RBI to Hold Round-2 of Operation Twist on Monday

The Reserve Bank of India (RBI) has announced on Thursday that it will conduct the round two of the operation twist on the coming Monday. The RBI will simultaneously purchase and sell government-issued securities in an open market operation (OMOs) for Rs 10,000 crore. This is done after reviewing the liquidity level in the country. 

The Central Bank of India had done similar open market operations earlier this week by purchasing securities of worth Rs 10,000 crore while it gave away securities worth Rs 6,825 crore. The RBI in a statement said that it has decided to conduct another OMO after reviewing liquidity and assessing other financial conditions. 

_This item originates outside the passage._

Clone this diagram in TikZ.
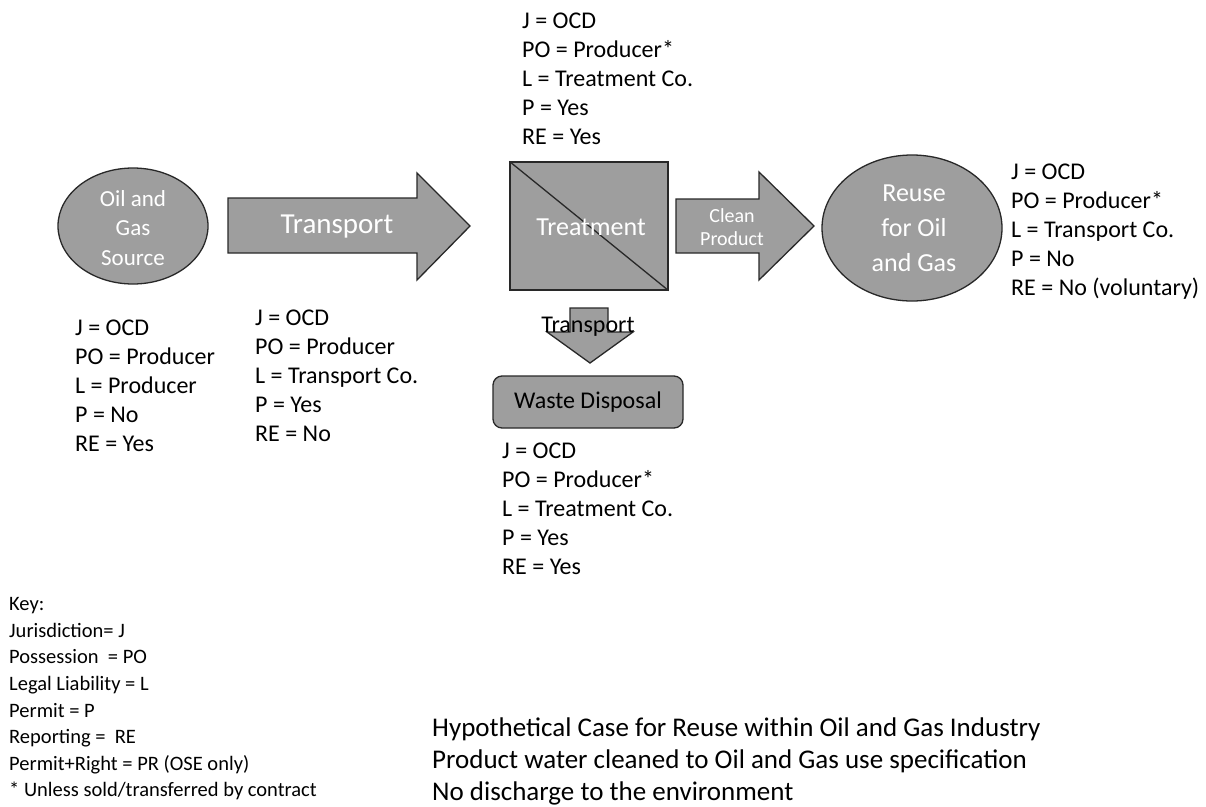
\documentclass[tikz,border=0pt]{standalone}
\usepackage{fontspec}
\setmainfont{Carlito}
\usetikzlibrary{shapes.geometric}
\definecolor{shade}{RGB}{158,158,158}
\definecolor{edge}{RGB}{40,40,40}
\tikzset{
  blob/.style={draw=edge, line width=1.3pt, fill=shade, inner sep=0pt, text=white, align=center},
  blockarrow/.style={draw=edge, line width=1.3pt, fill=shade, line join=miter},
  intext/.style={text=white, align=center, inner sep=0pt},
  info/.style={inner sep=0pt, font=\fontsize{24}{29}\selectfont, anchor=base west},
  keytext/.style={inner sep=0pt, font=\fontsize{20.5}{25}\selectfont, anchor=base west},
  notetext/.style={inner sep=0pt, font=\fontsize{27}{32}\selectfont, anchor=base west},
}
% one text line per node: name, x, first baseline, line pitch, style, lines
\newcommand\infoblock[6]{%
  \foreach \t [count=\i] in {#6} {%
    \node[#5] (#1-\i) at (#2, {#3 + (\i-1)*#4}) {\t};
  }%
}
\begin{document}
\begin{tikzpicture}[x=1pt,y=-1pt]
\useasboundingbox (0,0) rectangle (1206,806);

% source well
\node[blob, ellipse, minimum width=150pt, minimum height=116pt] (src) at (133,226) {};
\node[intext, font=\fontsize{23}{29.5}\selectfont] (srclbl) at (133,228) {Oil and\\Gas\\Source};

% transport arrow
\draw[blockarrow] (228,198) -- (417,198) -- (417,173) -- (470,226) -- (417,280)
  -- (417,253) -- (228,253) -- cycle;
\node[intext, font=\fontsize{29}{32}\selectfont] (haul) at (337,227) {Transport};

% treatment unit
\node[blob, rectangle, minimum width=158pt, minimum height=128pt] (treat) at (589,226) {};
\draw[edge, line width=1.3pt] (treat.north west) -- (treat.south east);
\node[intext, font=\fontsize{26}{30}\selectfont] (treatlbl) at (591,227) {Treatment};

% clean product arrow
\draw[blockarrow] (676,199) -- (759,199) -- (759,172) -- (814,226) -- (759,280)
  -- (759,253) -- (676,253) -- cycle;
\node[intext, font=\fontsize{20}{23}\selectfont] (clean) at (732,227) {Clean\\Product};

% reuse
\node[blob, ellipse, minimum width=180pt, minimum height=146pt] (reuse) at (912,228) {};
\node[intext, font=\fontsize{26}{35}\selectfont] (reuselbl) at (914,228) {Reuse\\for Oil\\and Gas};

% transport to disposal
\draw[blockarrow] (570,308) -- (608,308) -- (608,332) -- (633,332) -- (590,363)
  -- (547,332) -- (570,332) -- cycle;
\node[inner sep=0pt, font=\fontsize{24}{28}\selectfont] (haul2) at (588,327) {Transport};

% waste disposal
\node[blob, rectangle, rounded corners=9pt, minimum width=190pt, minimum height=52pt,
      text=black, font=\fontsize{24}{28}\selectfont] (waste) at (588,402) {Waste Disposal};

% status blocks
\infoblock{tinfo}{522}{28.7}{29}{info}{J = OCD, PO = Producer*, L = Treatment Co., P = Yes, RE = Yes}
\infoblock{sinfo}{75}{335.7}{29}{info}{J = OCD, PO = Producer, L = Producer, P = No, RE = Yes}
\infoblock{hinfo}{255}{325.7}{29}{info}{J = OCD, PO = Producer, L = Transport Co., P = Yes, RE = No}
\infoblock{rinfo}{1011}{179.7}{29}{info}{J = OCD, PO = Producer*, L = Transport Co., P = No, RE = No (voluntary)}
\infoblock{winfo}{502}{458.7}{29}{info}{J = OCD, PO = Producer*, L = Treatment Co., P = Yes, RE = Yes}

% key
\infoblock{key}{9}{610.6}{26.6}{keytext}{Key:, Jurisdiction= J, Possession~ = PO, Legal Liability = L, Permit = P, Reporting = ~RE, Permit+Right = PR (OSE only), * Unless sold/transferred by contract}

% case notes
\infoblock{note}{432}{736.7}{32}{notetext}{Hypothetical Case for Reuse within Oil and Gas Industry, Product water cleaned to Oil and Gas use specification, No discharge to the environment}
\end{tikzpicture}
\end{document}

The Central Bank will do a simultaneous purchasing and selling activities of bonds. This move is considered as an effort to lower the yields in the long term. This is the first instance of RBI carrying out an exclusive OMO of this sort, a similar operation in the United States around ten years back.  

What exactly is Operation Twist?

‘Operation Twist’ is a powerful monetary tool. The US Federal Reserve first used it under the leadership of Jerome Powell. Operation Twist is capable of influencing the interest rate and has done it so many times in the past and had an impact on the US economy.

Also Read: RBI Flags Reliance on Retail Loans; Suggests Focus on Industrial Lending

The process of Operation Twist involves selling and buying of long-term and short-term government bonds simultaneously. Later, many Central Banks around the world started to make use of this. RBI too has not fallen behind when it comes to making use of the provisions of Operation Twist. 

Why has RBI chosen to do an Operation Twist?

RBI has chosen to go for this operation as it feels that this along with its rate cuts rolled out since the start of the year will act in unison to lower the interest rate in the economy. Despite RBI cutting interest rate by 130 points since the start of 2019, has not had much of an impact on banks charging higher interest from borrowers. 

RBI may opt to do this activity again if the overall interest rate in the Indian economy doesn’t fall to the expected levels.